— Begin Dataset section —

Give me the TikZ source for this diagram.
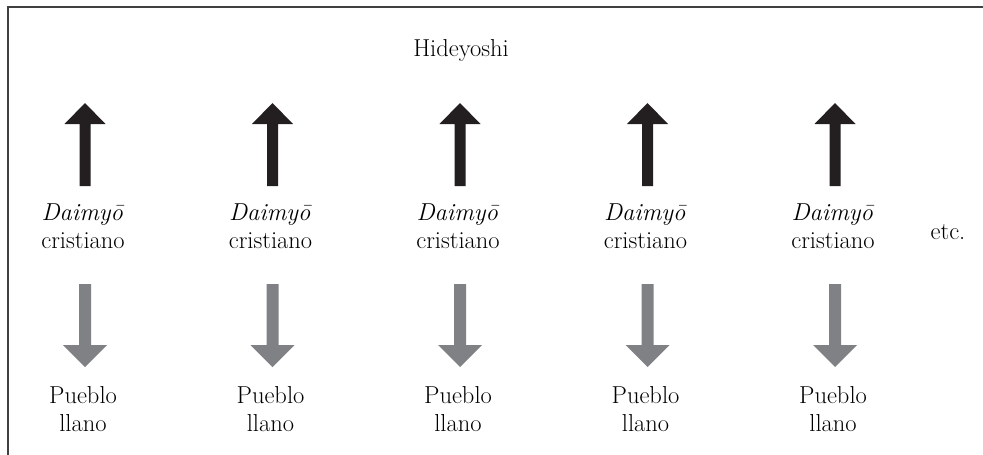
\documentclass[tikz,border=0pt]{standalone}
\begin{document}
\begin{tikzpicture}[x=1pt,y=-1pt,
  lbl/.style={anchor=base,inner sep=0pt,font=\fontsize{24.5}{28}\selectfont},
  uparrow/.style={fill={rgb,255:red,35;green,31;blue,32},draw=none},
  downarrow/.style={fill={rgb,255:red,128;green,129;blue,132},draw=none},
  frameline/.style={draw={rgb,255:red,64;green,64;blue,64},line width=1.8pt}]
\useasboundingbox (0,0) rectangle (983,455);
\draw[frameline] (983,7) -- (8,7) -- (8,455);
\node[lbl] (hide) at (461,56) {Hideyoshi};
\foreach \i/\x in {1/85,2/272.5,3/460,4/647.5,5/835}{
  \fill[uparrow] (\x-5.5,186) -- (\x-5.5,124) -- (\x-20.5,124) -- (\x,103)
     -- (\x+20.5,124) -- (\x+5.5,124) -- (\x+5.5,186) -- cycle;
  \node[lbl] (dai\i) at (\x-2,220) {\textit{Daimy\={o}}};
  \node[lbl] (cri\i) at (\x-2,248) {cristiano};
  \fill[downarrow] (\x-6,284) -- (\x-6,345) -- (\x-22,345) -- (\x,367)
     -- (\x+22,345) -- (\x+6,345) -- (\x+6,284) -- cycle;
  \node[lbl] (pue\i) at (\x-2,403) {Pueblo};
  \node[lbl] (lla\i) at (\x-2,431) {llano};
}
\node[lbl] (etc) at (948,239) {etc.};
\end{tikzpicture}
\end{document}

— End Dataset section —

*Directions*
Transcribe the full listing character for character. Pictures are excluded.

*Worked solution*
Give me the TikZ source for this diagram.
\documentclass[tikz,border=0pt]{standalone}
\begin{document}
\begin{tikzpicture}[x=1pt,y=-1pt,
  lbl/.style={anchor=base,inner sep=0pt,font=\fontsize{24.5}{28}\selectfont},
  uparrow/.style={fill={rgb,255:red,35;green,31;blue,32},draw=none},
  downarrow/.style={fill={rgb,255:red,128;green,129;blue,132},draw=none},
  frameline/.style={draw={rgb,255:red,64;green,64;blue,64},line width=1.8pt}]
\useasboundingbox (0,0) rectangle (983,455);
\draw[frameline] (983,7) -- (8,7) -- (8,455);
\node[lbl] (hide) at (461,56) {Hideyoshi};
\foreach \i/\x in {1/85,2/272.5,3/460,4/647.5,5/835}{
  \fill[uparrow] (\x-5.5,186) -- (\x-5.5,124) -- (\x-20.5,124) -- (\x,103)
     -- (\x+20.5,124) -- (\x+5.5,124) -- (\x+5.5,186) -- cycle;
  \node[lbl] (dai\i) at (\x-2,220) {\textit{Daimy\={o}}};
  \node[lbl] (cri\i) at (\x-2,248) {cristiano};
  \fill[downarrow] (\x-6,284) -- (\x-6,345) -- (\x-22,345) -- (\x,367)
     -- (\x+22,345) -- (\x+6,345) -- (\x+6,284) -- cycle;
  \node[lbl] (pue\i) at (\x-2,403) {Pueblo};
  \node[lbl] (lla\i) at (\x-2,431) {llano};
}
\node[lbl] (etc) at (948,239) {etc.};
\end{tikzpicture}
\end{document}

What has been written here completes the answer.